Description
Artwork info
“St Paul’s is one of the most beautiful spots on the island. If Pitcairn had an Instagrammable location, this would be it. This was taken on a calm day, looking towards Aute Valley, with a faint haze in the air and the verdant green hues of foliage coming through between the light red tint of the volcanic rock. This is the Pitcairn many imagine, but it was a rare sight even for me.
On a few occasions, I would visit the pool, making sure I was never alone. The seas were changeable, and there would never be a passer by. On this trip, I found myself clambering across the rocks with Brandon Young, Kevin and Kerry’s nephew, who was visiting from New Zealand for the summer. Just behind me was a quick outpour into the pacific, and to the left, just hidden from view, are two large stacks of rock, an angry gateway for the tumultuous sea. St Paul’s pool was once a popular bathing spot, but few now venture here.
For much of my time on island, St Paul’s was awash with white water and towering spray and was inaccessible.
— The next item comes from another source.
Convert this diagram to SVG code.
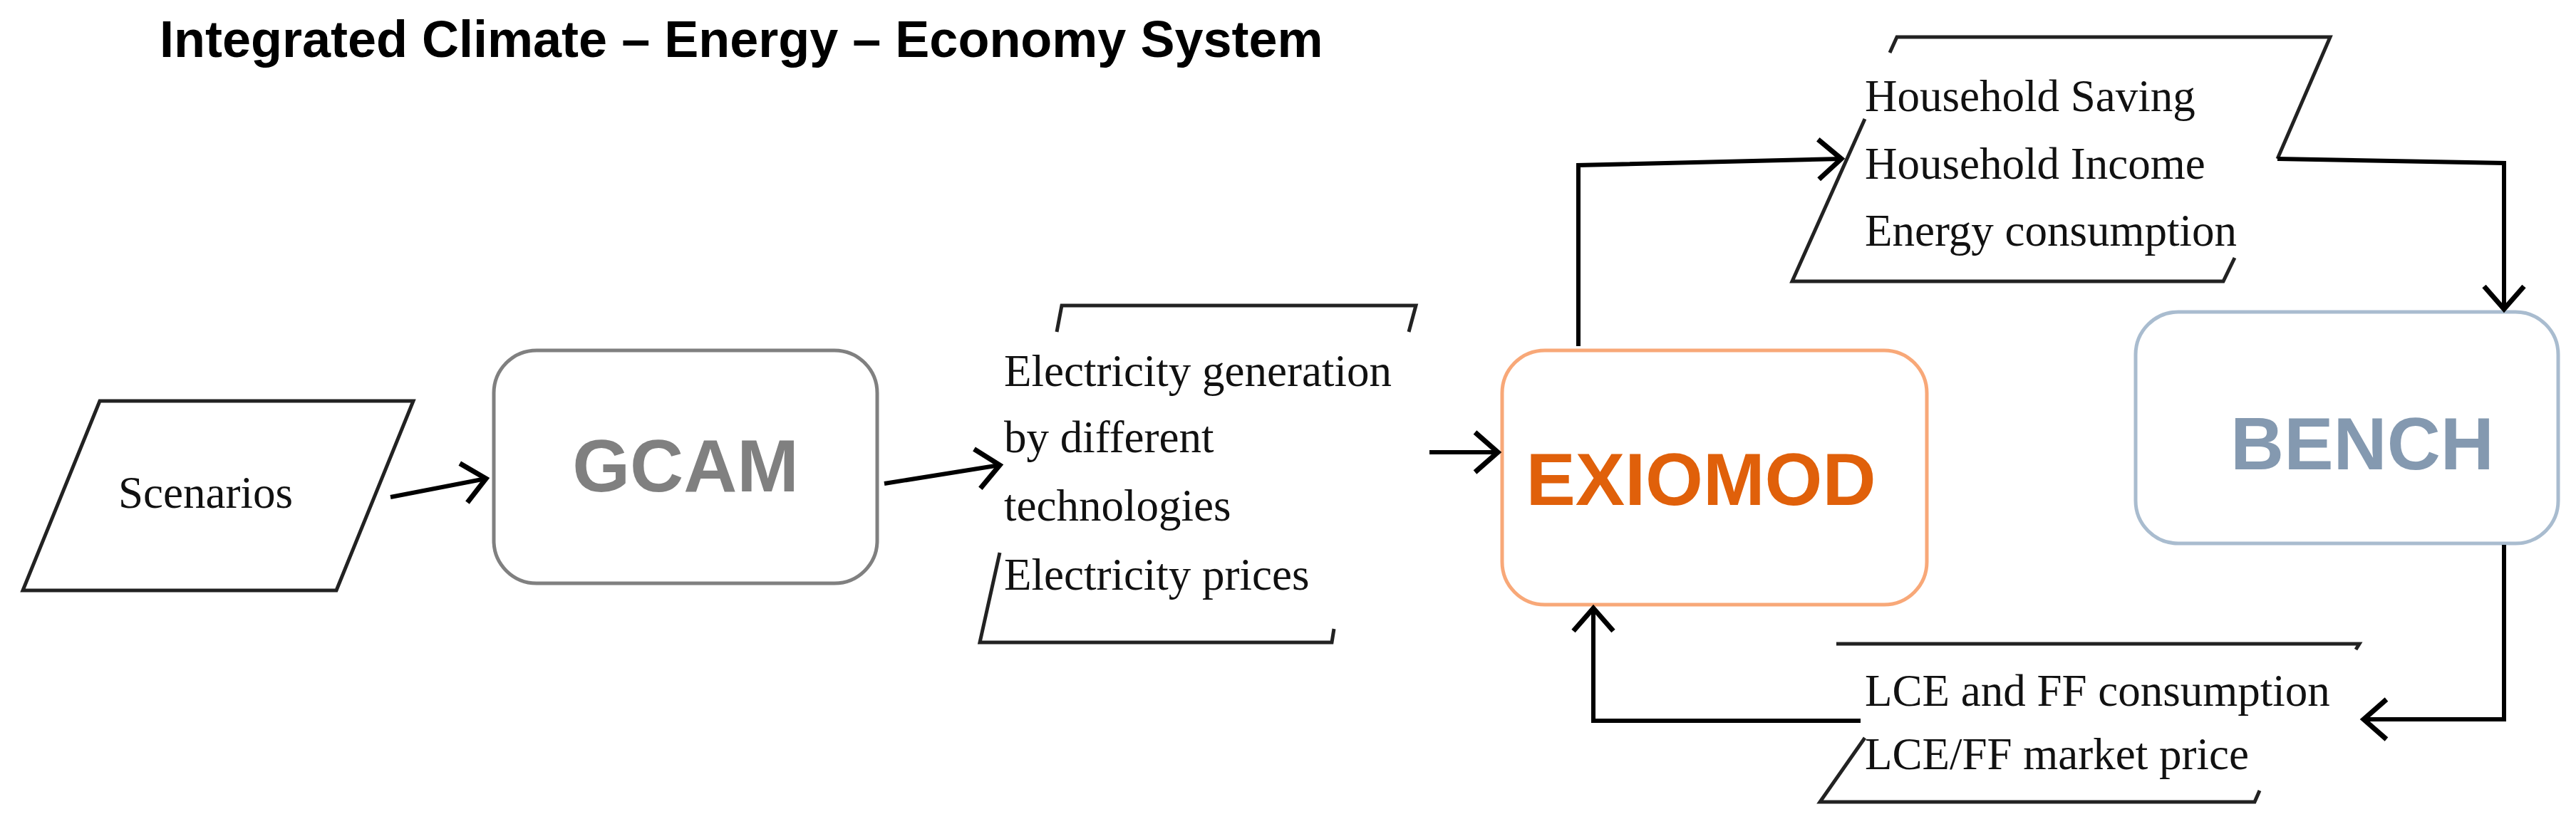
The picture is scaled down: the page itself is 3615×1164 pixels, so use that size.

With the population depleting, road maintenance is increasingly insurmountable, and the track leading to St Paul’s would often end up overgrown after heavy rains. At times I would gun the engine to get through the mud, only to emerge at speed at the edge of a bright red cliff, as if landing on Mars, with St Paul’s hundreds of feet below. If my reactions had been slower, there may have been an alternative ending to this story.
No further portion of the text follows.